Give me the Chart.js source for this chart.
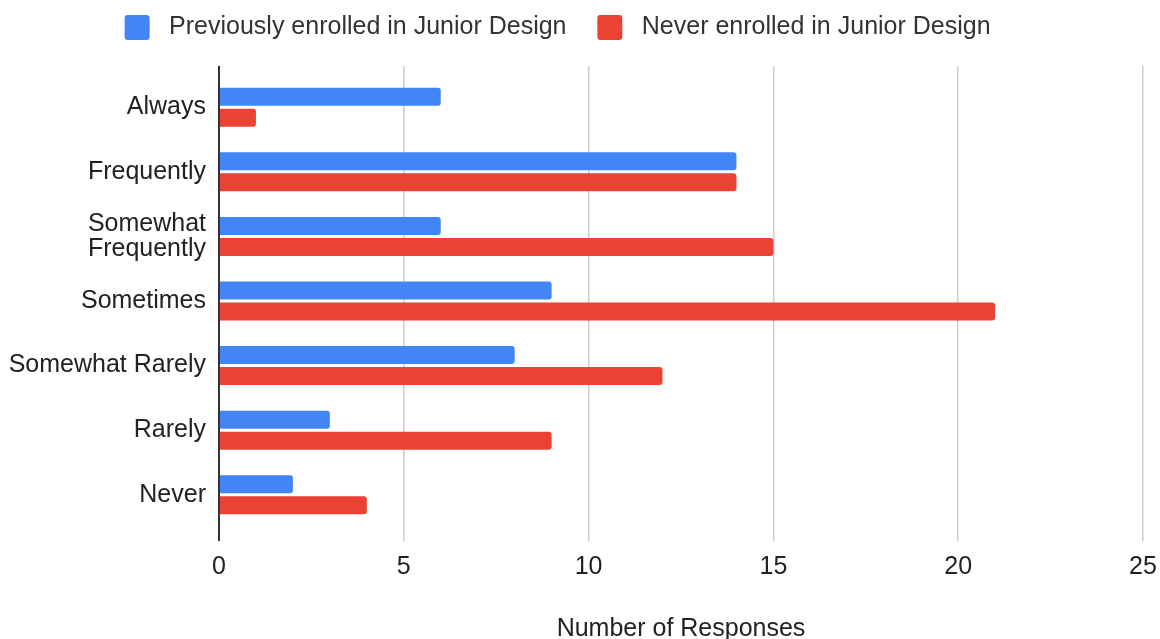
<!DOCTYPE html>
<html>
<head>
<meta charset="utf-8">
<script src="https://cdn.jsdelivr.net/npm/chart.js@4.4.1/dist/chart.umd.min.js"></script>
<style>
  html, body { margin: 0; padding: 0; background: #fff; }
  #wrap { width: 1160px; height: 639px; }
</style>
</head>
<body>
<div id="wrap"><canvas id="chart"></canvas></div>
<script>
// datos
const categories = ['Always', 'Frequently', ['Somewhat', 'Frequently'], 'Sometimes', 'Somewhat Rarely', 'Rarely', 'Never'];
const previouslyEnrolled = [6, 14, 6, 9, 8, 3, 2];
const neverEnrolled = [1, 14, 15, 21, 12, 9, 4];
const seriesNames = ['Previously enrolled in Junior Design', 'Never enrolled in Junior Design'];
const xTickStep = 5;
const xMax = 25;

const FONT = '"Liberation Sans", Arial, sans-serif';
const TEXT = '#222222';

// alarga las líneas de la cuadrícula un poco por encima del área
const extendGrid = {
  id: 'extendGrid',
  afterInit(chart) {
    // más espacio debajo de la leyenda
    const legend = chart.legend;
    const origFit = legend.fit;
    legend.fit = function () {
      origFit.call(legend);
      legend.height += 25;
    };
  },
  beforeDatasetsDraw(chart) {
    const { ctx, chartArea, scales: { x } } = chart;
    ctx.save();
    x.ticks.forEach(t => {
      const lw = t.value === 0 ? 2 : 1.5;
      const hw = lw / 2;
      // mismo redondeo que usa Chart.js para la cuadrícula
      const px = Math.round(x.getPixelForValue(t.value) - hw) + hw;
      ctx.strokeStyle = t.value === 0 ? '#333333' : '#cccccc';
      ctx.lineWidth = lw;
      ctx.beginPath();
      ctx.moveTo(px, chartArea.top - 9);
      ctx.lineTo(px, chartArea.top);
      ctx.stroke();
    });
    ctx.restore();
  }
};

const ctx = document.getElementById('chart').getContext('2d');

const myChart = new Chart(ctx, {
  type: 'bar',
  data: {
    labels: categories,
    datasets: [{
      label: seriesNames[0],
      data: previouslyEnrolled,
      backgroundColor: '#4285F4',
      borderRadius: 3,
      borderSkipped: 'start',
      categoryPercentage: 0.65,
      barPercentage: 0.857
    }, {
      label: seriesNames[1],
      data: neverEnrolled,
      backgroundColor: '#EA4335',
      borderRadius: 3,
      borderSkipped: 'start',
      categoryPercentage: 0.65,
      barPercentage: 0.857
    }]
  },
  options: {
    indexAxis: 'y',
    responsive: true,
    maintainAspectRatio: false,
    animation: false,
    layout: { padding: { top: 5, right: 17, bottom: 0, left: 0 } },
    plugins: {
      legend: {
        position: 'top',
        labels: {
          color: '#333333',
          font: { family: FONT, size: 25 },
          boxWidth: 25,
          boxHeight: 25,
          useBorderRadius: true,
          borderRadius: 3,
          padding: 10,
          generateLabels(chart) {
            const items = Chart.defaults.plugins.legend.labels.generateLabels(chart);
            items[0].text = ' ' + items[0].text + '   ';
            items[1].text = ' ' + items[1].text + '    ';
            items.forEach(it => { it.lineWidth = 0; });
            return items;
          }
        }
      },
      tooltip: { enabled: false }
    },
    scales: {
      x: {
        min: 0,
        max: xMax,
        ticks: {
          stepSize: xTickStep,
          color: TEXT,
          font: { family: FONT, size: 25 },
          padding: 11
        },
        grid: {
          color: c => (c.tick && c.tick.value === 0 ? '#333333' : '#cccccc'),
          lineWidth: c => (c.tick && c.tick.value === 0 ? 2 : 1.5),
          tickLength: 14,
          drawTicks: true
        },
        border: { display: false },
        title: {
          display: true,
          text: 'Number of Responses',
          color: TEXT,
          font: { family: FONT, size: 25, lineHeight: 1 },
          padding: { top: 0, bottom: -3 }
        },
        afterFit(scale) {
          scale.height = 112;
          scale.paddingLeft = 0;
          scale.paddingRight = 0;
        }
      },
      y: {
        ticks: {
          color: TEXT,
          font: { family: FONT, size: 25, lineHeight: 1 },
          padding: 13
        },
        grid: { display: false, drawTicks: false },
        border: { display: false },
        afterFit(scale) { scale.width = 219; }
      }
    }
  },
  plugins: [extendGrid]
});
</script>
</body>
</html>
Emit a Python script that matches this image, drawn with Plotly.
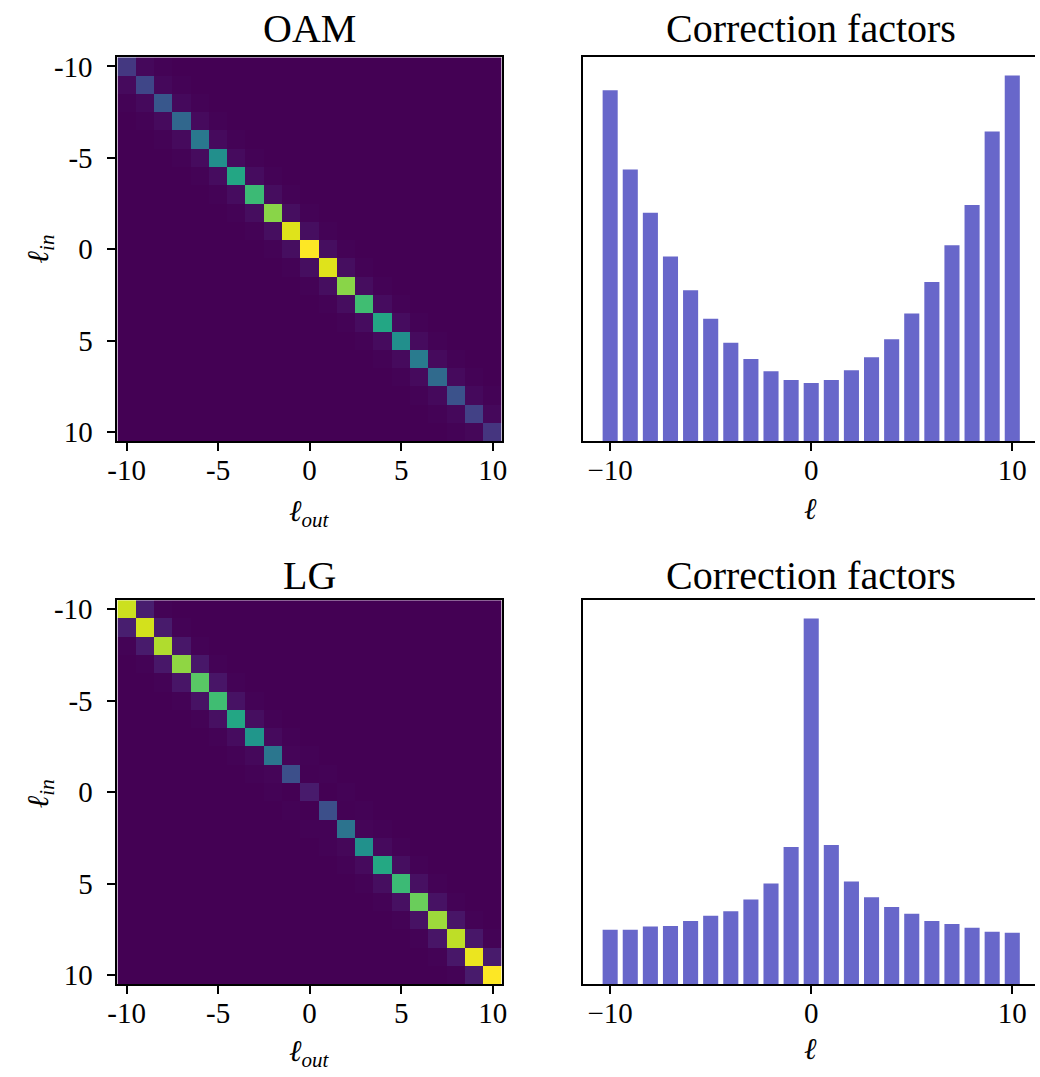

Prompt: Skip the pictures and quote each line of the entries above, from the first through the line with "const TEXT = '#222222';", exactly as it appears.

Worked solution:
Give me the Chart.js source for this chart.
<!DOCTYPE html>
<html>
<head>
<meta charset="utf-8">
<script src="https://cdn.jsdelivr.net/npm/chart.js@4.4.1/dist/chart.umd.min.js"></script>
<style>
  html, body { margin: 0; padding: 0; background: #fff; }
  #wrap { width: 1160px; height: 639px; }
</style>
</head>
<body>
<div id="wrap"><canvas id="chart"></canvas></div>
<script>
// datos
const categories = ['Always', 'Frequently', ['Somewhat', 'Frequently'], 'Sometimes', 'Somewhat Rarely', 'Rarely', 'Never'];
const previouslyEnrolled = [6, 14, 6, 9, 8, 3, 2];
const neverEnrolled = [1, 14, 15, 21, 12, 9, 4];
const seriesNames = ['Previously enrolled in Junior Design', 'Never enrolled in Junior Design'];
const xTickStep = 5;
const xMax = 25;

const FONT = '"Liberation Sans", Arial, sans-serif';
const TEXT = '#222222';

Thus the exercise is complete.